Cau noted that, so far, the stock market has been supported by what he called Trump’s “clear willingness to de-escalate the conflict,” adding that markets have reacted sharply to the president’s shifting deadlines to reopen the Strait of Hormuz to Iran.

“When markets opened on Monday, panic in oil, rates and the stock market was clearly evident, before Trump extended the 48-hour ultimatum to Friday,” he wrote, adding that after another day of pressure, the deadline was pushed back again.

Barclays said that, as Israel steps up its strikes and the U.S. is reportedly sending more troops to the Middle East, the situation “remains fluid and fairly chaotic.”

While de-leveraging by hedge funds and CTAs could help with tactical positioning, Cau commented that resilient price action suggests that “the market wants to go higher.”

He added that bullish investors “remain optimistic,” which leaves the risk of a protracted conflict “underpriced.”

Barclays warned that the longer the conflict and the related oil shocks persist, the stronger the risk of stagflation.

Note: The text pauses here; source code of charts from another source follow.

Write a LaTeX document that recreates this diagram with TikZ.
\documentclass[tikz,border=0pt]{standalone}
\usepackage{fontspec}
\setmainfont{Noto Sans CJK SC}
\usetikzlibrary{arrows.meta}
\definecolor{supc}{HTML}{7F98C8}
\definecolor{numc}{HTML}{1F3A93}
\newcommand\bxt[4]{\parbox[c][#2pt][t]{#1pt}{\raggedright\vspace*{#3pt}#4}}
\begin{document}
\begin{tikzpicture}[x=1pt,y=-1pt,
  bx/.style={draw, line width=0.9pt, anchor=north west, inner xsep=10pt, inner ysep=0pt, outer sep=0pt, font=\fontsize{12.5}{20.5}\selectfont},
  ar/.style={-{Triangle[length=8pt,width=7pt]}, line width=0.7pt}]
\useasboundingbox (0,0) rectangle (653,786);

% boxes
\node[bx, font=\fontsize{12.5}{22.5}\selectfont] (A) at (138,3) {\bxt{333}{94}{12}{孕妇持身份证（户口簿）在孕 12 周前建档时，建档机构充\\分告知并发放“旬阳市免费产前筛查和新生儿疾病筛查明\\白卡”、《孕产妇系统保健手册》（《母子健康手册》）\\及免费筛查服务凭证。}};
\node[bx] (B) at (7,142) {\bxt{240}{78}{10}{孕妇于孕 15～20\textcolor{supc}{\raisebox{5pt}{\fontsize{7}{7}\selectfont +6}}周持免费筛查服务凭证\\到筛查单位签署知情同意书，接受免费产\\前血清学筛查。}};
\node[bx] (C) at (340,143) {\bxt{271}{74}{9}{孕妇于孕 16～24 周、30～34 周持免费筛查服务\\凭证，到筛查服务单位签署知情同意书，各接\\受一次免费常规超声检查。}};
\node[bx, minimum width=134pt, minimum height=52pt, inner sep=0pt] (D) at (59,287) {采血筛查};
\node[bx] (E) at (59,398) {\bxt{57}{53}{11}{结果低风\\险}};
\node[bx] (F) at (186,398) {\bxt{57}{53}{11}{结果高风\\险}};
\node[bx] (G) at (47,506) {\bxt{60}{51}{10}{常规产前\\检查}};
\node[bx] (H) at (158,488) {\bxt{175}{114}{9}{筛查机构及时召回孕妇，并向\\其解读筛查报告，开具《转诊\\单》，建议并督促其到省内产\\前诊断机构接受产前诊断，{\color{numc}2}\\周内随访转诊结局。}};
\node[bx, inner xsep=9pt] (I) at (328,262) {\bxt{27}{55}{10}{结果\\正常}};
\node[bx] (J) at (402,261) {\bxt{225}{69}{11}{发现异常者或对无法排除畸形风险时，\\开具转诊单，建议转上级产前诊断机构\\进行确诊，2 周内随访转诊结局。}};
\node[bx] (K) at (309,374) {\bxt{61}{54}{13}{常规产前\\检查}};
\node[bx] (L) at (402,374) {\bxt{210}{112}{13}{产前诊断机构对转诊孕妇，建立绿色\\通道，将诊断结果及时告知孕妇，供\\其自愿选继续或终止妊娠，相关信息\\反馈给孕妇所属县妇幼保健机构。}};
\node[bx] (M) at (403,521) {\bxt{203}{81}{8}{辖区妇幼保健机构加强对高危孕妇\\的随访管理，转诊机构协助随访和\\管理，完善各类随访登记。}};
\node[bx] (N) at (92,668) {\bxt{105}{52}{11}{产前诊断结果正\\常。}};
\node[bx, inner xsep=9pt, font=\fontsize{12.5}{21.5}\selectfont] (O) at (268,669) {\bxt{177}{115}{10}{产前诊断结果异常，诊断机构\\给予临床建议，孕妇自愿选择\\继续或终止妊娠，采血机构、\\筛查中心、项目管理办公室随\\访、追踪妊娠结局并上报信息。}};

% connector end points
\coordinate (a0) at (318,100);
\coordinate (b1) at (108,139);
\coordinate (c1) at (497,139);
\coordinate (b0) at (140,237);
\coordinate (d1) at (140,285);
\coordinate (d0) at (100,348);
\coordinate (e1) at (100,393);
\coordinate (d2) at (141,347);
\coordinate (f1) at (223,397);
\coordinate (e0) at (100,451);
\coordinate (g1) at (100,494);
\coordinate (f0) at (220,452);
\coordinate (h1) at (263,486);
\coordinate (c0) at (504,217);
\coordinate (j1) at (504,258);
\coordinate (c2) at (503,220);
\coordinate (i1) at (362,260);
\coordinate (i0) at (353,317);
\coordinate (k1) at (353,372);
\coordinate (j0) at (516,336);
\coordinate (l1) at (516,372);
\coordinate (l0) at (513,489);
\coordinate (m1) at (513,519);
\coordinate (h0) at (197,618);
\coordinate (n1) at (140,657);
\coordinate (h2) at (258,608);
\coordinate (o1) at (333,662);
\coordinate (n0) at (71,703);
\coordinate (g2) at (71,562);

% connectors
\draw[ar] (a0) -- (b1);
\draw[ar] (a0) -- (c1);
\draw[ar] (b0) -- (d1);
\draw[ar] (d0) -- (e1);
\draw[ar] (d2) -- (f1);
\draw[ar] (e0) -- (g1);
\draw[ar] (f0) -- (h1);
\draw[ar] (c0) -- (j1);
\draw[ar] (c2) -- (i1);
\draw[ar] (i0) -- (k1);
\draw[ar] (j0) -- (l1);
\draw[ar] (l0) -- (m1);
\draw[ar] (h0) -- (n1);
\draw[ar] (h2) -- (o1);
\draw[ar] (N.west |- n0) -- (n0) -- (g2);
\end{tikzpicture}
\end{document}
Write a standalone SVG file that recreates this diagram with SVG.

“Our economists now expect that, calculated as Q4/Q4 percentages, global growth will be 2.9% in Q4/Q4 2026, while global inflation will be pushed up to 2.7% by the end of 2026. Forecasts also point to developed economies overall growing by only 1.7% in 2026 (all Q4/Q4 data), due to slower growth in the eurozone (0.7%), the UK (1.0%) and Japan (1.4%),” Cau concluded.